Transcribe the listing that follows in full, omitting pictures.

++++ The records ++++

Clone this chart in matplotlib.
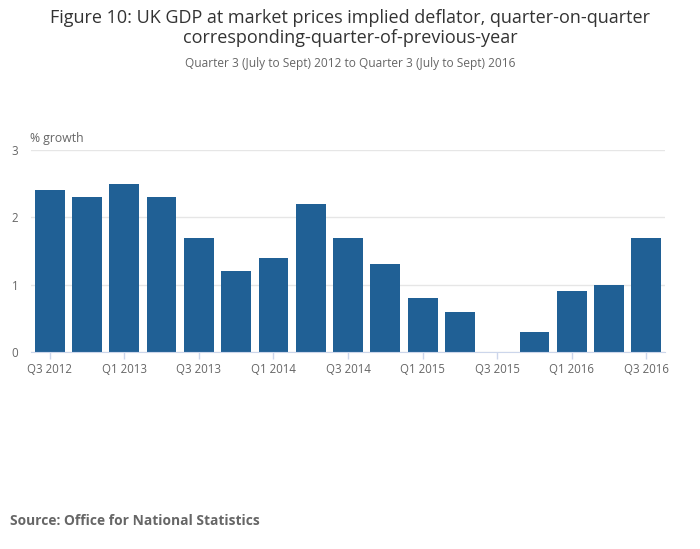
import numpy as np
import matplotlib.pyplot as plt

quarters = ["Q3 2012", "Q4 2012", "Q1 2013", "Q2 2013", "Q3 2013", "Q4 2013",
            "Q1 2014", "Q2 2014", "Q3 2014", "Q4 2014", "Q1 2015", "Q2 2015",
            "Q3 2015", "Q4 2015", "Q1 2016", "Q2 2016", "Q3 2016"]
growth = [2.4, 2.3, 2.5, 2.3, 1.7, 1.2, 1.4, 2.2, 1.7, 1.3, 0.8, 0.6,
          0.0, 0.3, 0.9, 1.0, 1.7]
yticks = [0, 1, 2, 3]

plt.rcParams['font.family'] = ['Open Sans', 'DejaVu Sans']

fig = plt.figure(figsize=(7, 5.49), dpi=100)
ax = fig.add_axes([0.0443, 0.3588, 0.9057, 0.368])

x = np.arange(len(quarters))
ax.bar(x, growth, width=0.8, color="#206095", zorder=3)

ax.set_xlim(-0.5, len(quarters) - 0.5)
ax.set_ylim(0, 3)
ax.set_yticks(yticks)
ax.set_yticklabels([str(v) for v in yticks], fontsize=8.3, color="#666666")
ax.tick_params(axis='y', length=0, pad=14)
for lbl in ax.get_yticklabels():
    lbl.set_horizontalalignment('left')

ax.set_xticks(x[::2])
ax.set_xticklabels(quarters[::2], fontsize=8.3, color="#666666")
ax.tick_params(axis='x', length=5, color="#ccd6eb", width=1, pad=3)

ax.grid(axis='y', color="#e6e6e6", linewidth=1, zorder=0)
for s in ["top", "right", "left"]:
    ax.spines[s].set_visible(False)
ax.spines["bottom"].set_color("#ccd6eb")
ax.spines["bottom"].set_zorder(4)

fig.text(0.0429, 0.735, "% growth", fontsize=8.8, color="#666666", ha="left", va="bottom")

fig.text(0.5, 0.968, "Figure 10: UK GDP at market prices implied deflator, quarter-on-quarter",
         fontsize=13, color="#333333", ha="center", va="center")
fig.text(0.5, 0.930, "corresponding-quarter-of-previous-year",
         fontsize=13, color="#333333", ha="center", va="center")
fig.text(0.5, 0.884, "Quarter 3 (July to Sept) 2012 to Quarter 3 (July to Sept) 2016",
         fontsize=8.6, color="#666666", ha="center", va="center")

fig.text(0.0143, 0.051, "Source: Office for National Statistics", fontsize=9.9,
         fontweight="bold", color="#666666", ha="left", va="center")

fig.savefig("out.png", dpi=100)
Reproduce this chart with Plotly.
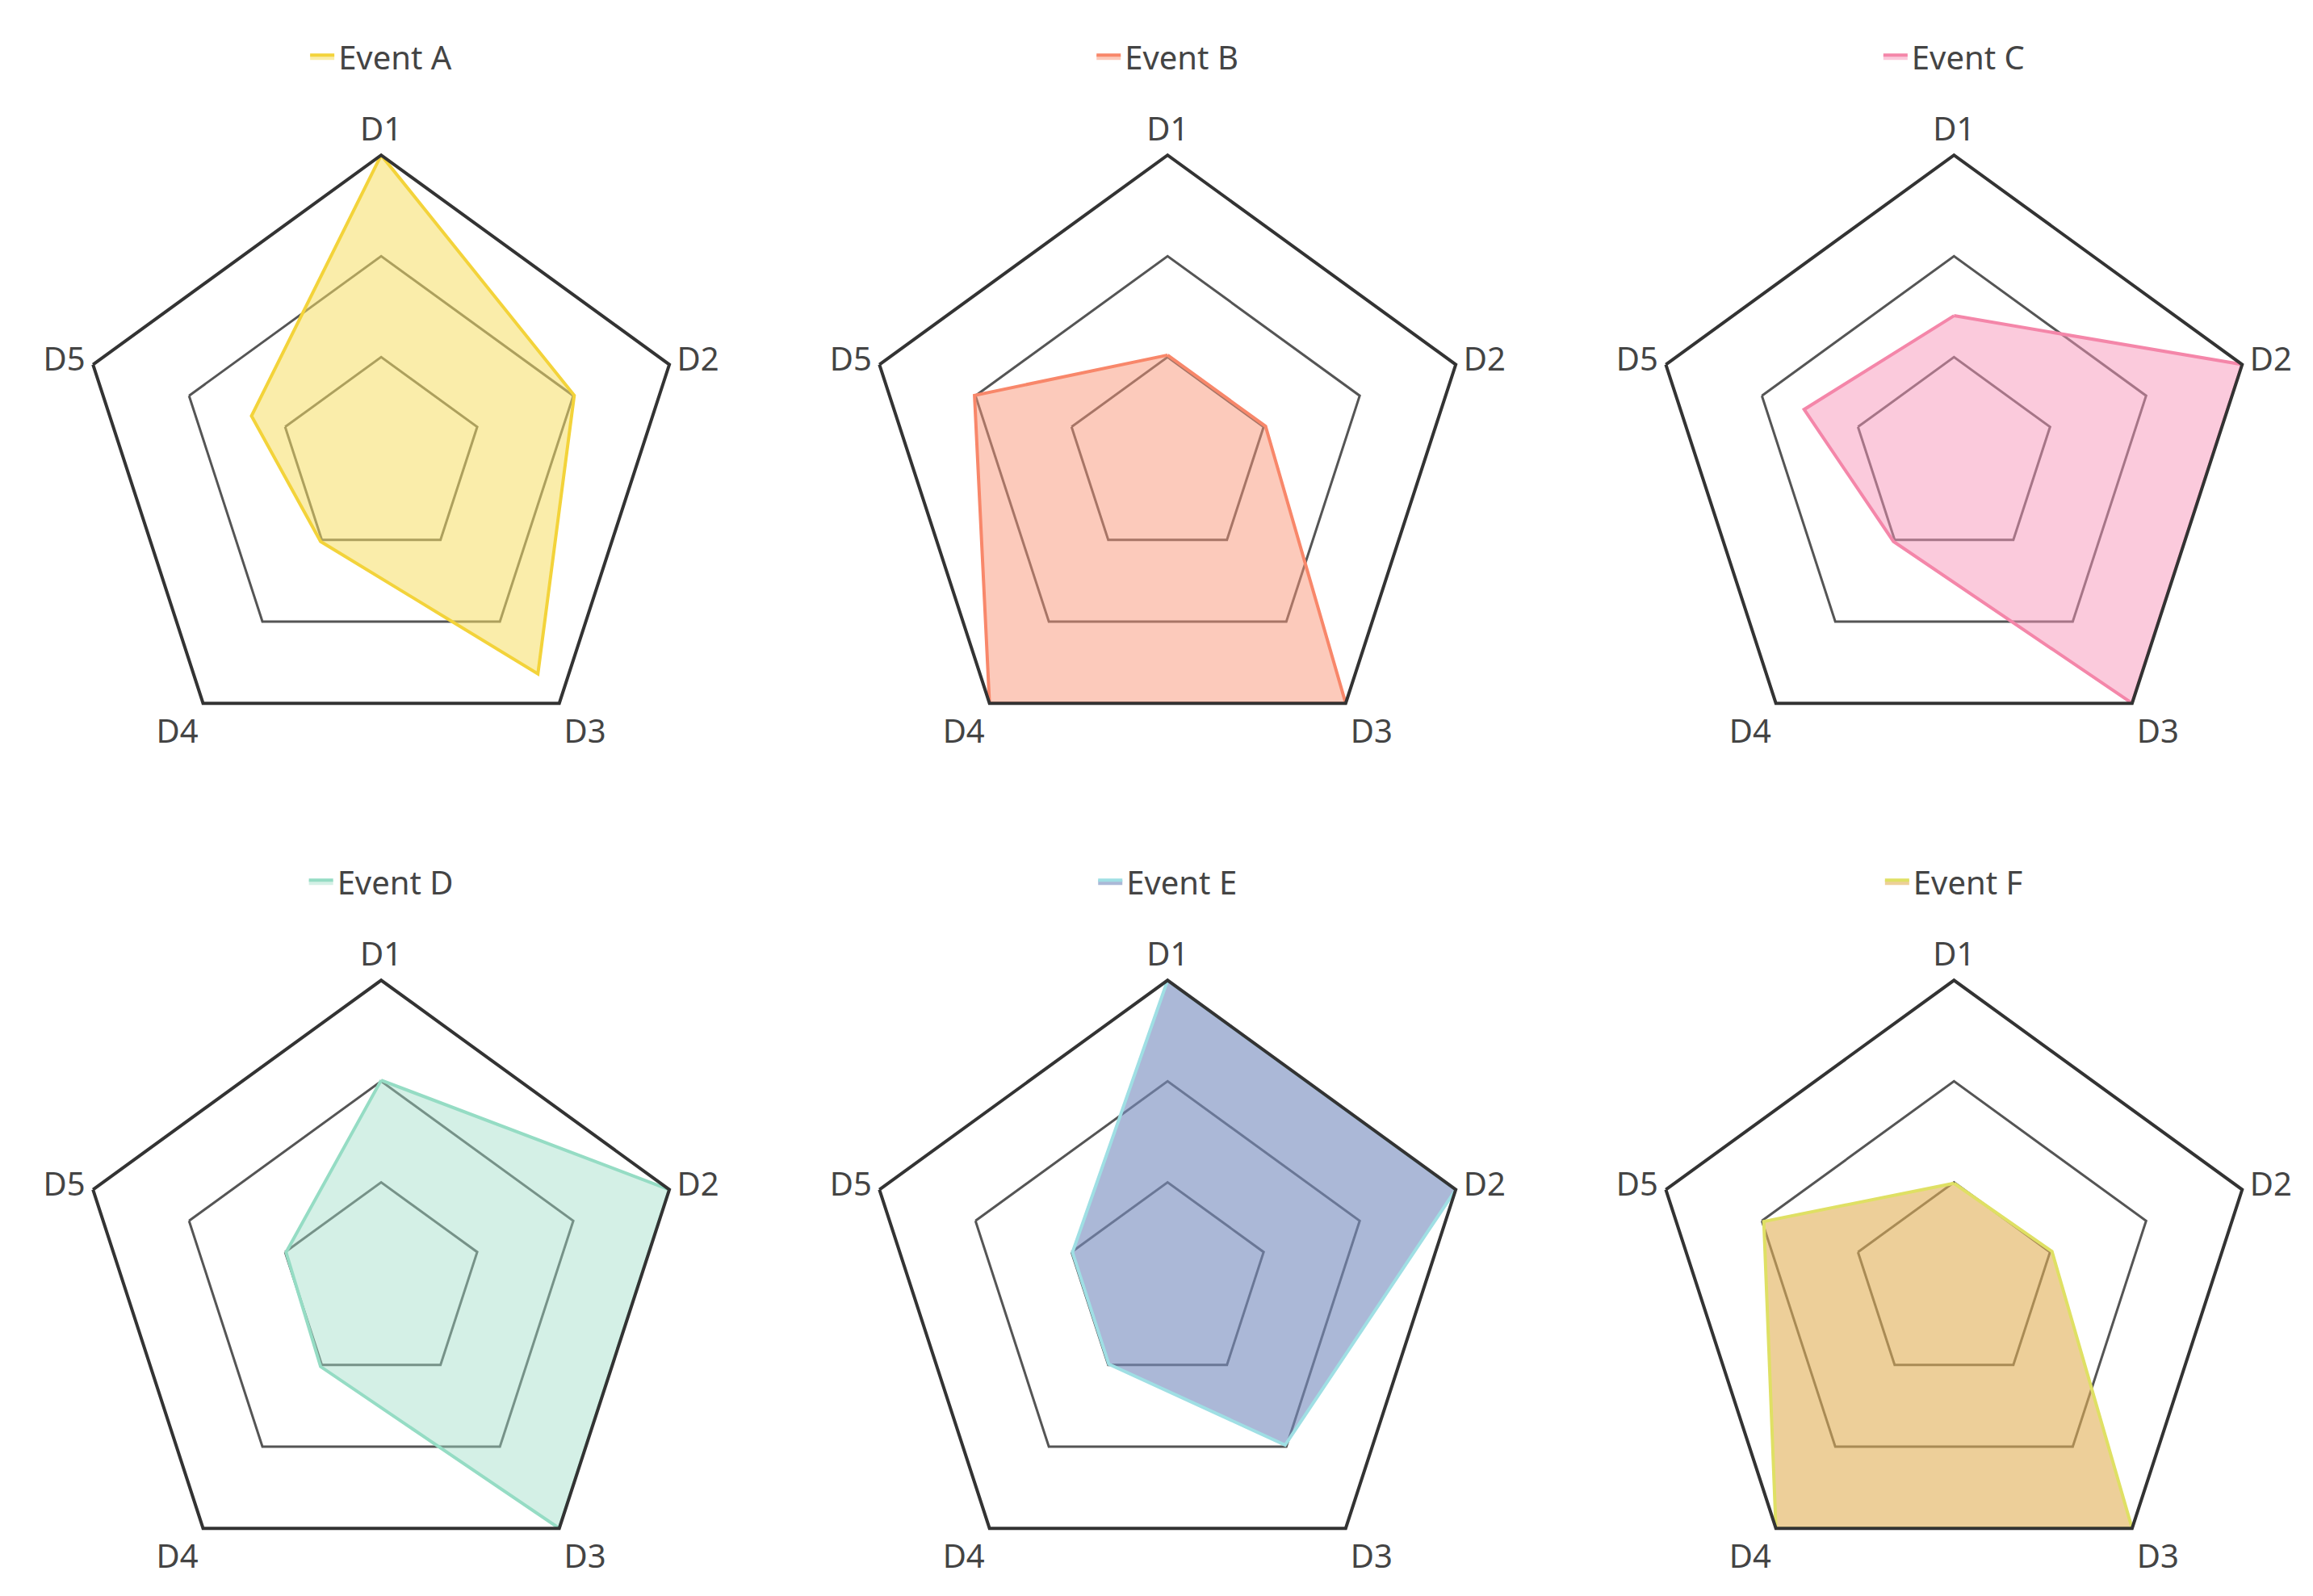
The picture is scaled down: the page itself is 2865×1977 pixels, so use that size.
import plotly.graph_objects as go

dims = ["D1", "D2", "D3", "D4", "D5"]
events = ["Event A", "Event B", "Event C", "Event D", "Event E", "Event F"]
vals_a = [100, 67, 88, 34, 45]
vals_b = [34, 34, 100, 100, 67]
vals_c = [47, 100, 100, 34, 52]
vals_d = [67, 100, 100, 34, 33]
vals_e = [100, 100, 66, 33, 33]
vals_f = [33, 34, 100, 100, 66]
values = [vals_a, vals_b, vals_c, vals_d, vals_e, vals_f]
line_colors = ["#f3d33a", "#f8876a", "#f486a9", "#95dcc4", "#9fdfe4", "#dfe064"]
fill_colors = ["rgba(246,222,100,0.55)", "rgba(250,150,120,0.5)", "rgba(248,150,185,0.5)",
               "rgba(160,222,200,0.45)", "rgba(120,140,190,0.62)", "rgba(225,175,85,0.6)"]

cx = [0.162, 0.502, 0.842]
cy = [0.717, 0.20]
hw, hh = 0.131, 0.19
leg_y = [0.985, 0.468]

fig = go.Figure()
for i, (name, v) in enumerate(zip(events, values)):
    r, c = divmod(i, 3)
    pid = "polar" if i == 0 else f"polar{i+1}"
    lid = "legend" if i == 0 else f"legend{i+1}"
    fig.add_trace(go.Scatterpolar(
        r=v + [v[0]], theta=dims + [dims[0]], fill="toself", mode="lines",
        line=dict(color=line_colors[i], width=4), fillcolor=fill_colors[i],
        name=name, subplot=pid, legend=lid, showlegend=True))
    fig.layout[pid] = dict(
        domain=dict(x=[cx[c]-hw, cx[c]+hw], y=[cy[r]-hh, cy[r]+hh]),
        gridshape="linear", bgcolor="white",
        radialaxis=dict(range=[0, 100], tickvals=[33.33, 66.67, 100], showticklabels=False,
                        showline=False, ticks="", gridcolor="#555", gridwidth=3),
        angularaxis=dict(rotation=90, direction="clockwise", showgrid=False,
                         linecolor="#333", linewidth=4, ticks="",
                         tickfont=dict(size=40, color="#444")))
    fig.layout[lid] = dict(x=cx[c], y=leg_y[r], xanchor="center", yanchor="top",
                           font=dict(size=40, color="#444"), bgcolor="rgba(0,0,0,0)")

fig.update_layout(width=2865, height=1977, paper_bgcolor="white",
                  font=dict(family="Noto Sans"), margin=dict(l=0, r=0, t=0, b=0))
fig.write_html("out.html")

++++

#### [Right answer]
Clone this chart in matplotlib.
import numpy as np
import matplotlib.pyplot as plt

quarters = ["Q3 2012", "Q4 2012", "Q1 2013", "Q2 2013", "Q3 2013", "Q4 2013",
            "Q1 2014", "Q2 2014", "Q3 2014", "Q4 2014", "Q1 2015", "Q2 2015",
            "Q3 2015", "Q4 2015", "Q1 2016", "Q2 2016", "Q3 2016"]
growth = [2.4, 2.3, 2.5, 2.3, 1.7, 1.2, 1.4, 2.2, 1.7, 1.3, 0.8, 0.6,
          0.0, 0.3, 0.9, 1.0, 1.7]
yticks = [0, 1, 2, 3]

plt.rcParams['font.family'] = ['Open Sans', 'DejaVu Sans']

fig = plt.figure(figsize=(7, 5.49), dpi=100)
ax = fig.add_axes([0.0443, 0.3588, 0.9057, 0.368])

x = np.arange(len(quarters))
ax.bar(x, growth, width=0.8, color="#206095", zorder=3)

ax.set_xlim(-0.5, len(quarters) - 0.5)
ax.set_ylim(0, 3)
ax.set_yticks(yticks)
ax.set_yticklabels([str(v) for v in yticks], fontsize=8.3, color="#666666")
ax.tick_params(axis='y', length=0, pad=14)
for lbl in ax.get_yticklabels():
    lbl.set_horizontalalignment('left')

ax.set_xticks(x[::2])
ax.set_xticklabels(quarters[::2], fontsize=8.3, color="#666666")
ax.tick_params(axis='x', length=5, color="#ccd6eb", width=1, pad=3)

ax.grid(axis='y', color="#e6e6e6", linewidth=1, zorder=0)
for s in ["top", "right", "left"]:
    ax.spines[s].set_visible(False)
ax.spines["bottom"].set_color("#ccd6eb")
ax.spines["bottom"].set_zorder(4)

fig.text(0.0429, 0.735, "% growth", fontsize=8.8, color="#666666", ha="left", va="bottom")

fig.text(0.5, 0.968, "Figure 10: UK GDP at market prices implied deflator, quarter-on-quarter",
         fontsize=13, color="#333333", ha="center", va="center")
fig.text(0.5, 0.930, "corresponding-quarter-of-previous-year",
         fontsize=13, color="#333333", ha="center", va="center")
fig.text(0.5, 0.884, "Quarter 3 (July to Sept) 2012 to Quarter 3 (July to Sept) 2016",
         fontsize=8.6, color="#666666", ha="center", va="center")

fig.text(0.0143, 0.051, "Source: Office for National Statistics", fontsize=9.9,
         fontweight="bold", color="#666666", ha="left", va="center")

fig.savefig("out.png", dpi=100)
Reproduce this chart with Plotly.
The picture is scaled down: the page itself is 2865×1977 pixels, so use that size.
import plotly.graph_objects as go

dims = ["D1", "D2", "D3", "D4", "D5"]
events = ["Event A", "Event B", "Event C", "Event D", "Event E", "Event F"]
vals_a = [100, 67, 88, 34, 45]
vals_b = [34, 34, 100, 100, 67]
vals_c = [47, 100, 100, 34, 52]
vals_d = [67, 100, 100, 34, 33]
vals_e = [100, 100, 66, 33, 33]
vals_f = [33, 34, 100, 100, 66]
values = [vals_a, vals_b, vals_c, vals_d, vals_e, vals_f]
line_colors = ["#f3d33a", "#f8876a", "#f486a9", "#95dcc4", "#9fdfe4", "#dfe064"]
fill_colors = ["rgba(246,222,100,0.55)", "rgba(250,150,120,0.5)", "rgba(248,150,185,0.5)",
               "rgba(160,222,200,0.45)", "rgba(120,140,190,0.62)", "rgba(225,175,85,0.6)"]

cx = [0.162, 0.502, 0.842]
cy = [0.717, 0.20]
hw, hh = 0.131, 0.19
leg_y = [0.985, 0.468]

fig = go.Figure()
for i, (name, v) in enumerate(zip(events, values)):
    r, c = divmod(i, 3)
    pid = "polar" if i == 0 else f"polar{i+1}"
    lid = "legend" if i == 0 else f"legend{i+1}"
    fig.add_trace(go.Scatterpolar(
        r=v + [v[0]], theta=dims + [dims[0]], fill="toself", mode="lines",
        line=dict(color=line_colors[i], width=4), fillcolor=fill_colors[i],
        name=name, subplot=pid, legend=lid, showlegend=True))
    fig.layout[pid] = dict(
        domain=dict(x=[cx[c]-hw, cx[c]+hw], y=[cy[r]-hh, cy[r]+hh]),
        gridshape="linear", bgcolor="white",
        radialaxis=dict(range=[0, 100], tickvals=[33.33, 66.67, 100], showticklabels=False,
                        showline=False, ticks="", gridcolor="#555", gridwidth=3),
        angularaxis=dict(rotation=90, direction="clockwise", showgrid=False,
                         linecolor="#333", linewidth=4, ticks="",
                         tickfont=dict(size=40, color="#444")))
    fig.layout[lid] = dict(x=cx[c], y=leg_y[r], xanchor="center", yanchor="top",
                           font=dict(size=40, color="#444"), bgcolor="rgba(0,0,0,0)")

fig.update_layout(width=2865, height=1977, paper_bgcolor="white",
                  font=dict(family="Noto Sans"), margin=dict(l=0, r=0, t=0, b=0))
fig.write_html("out.html")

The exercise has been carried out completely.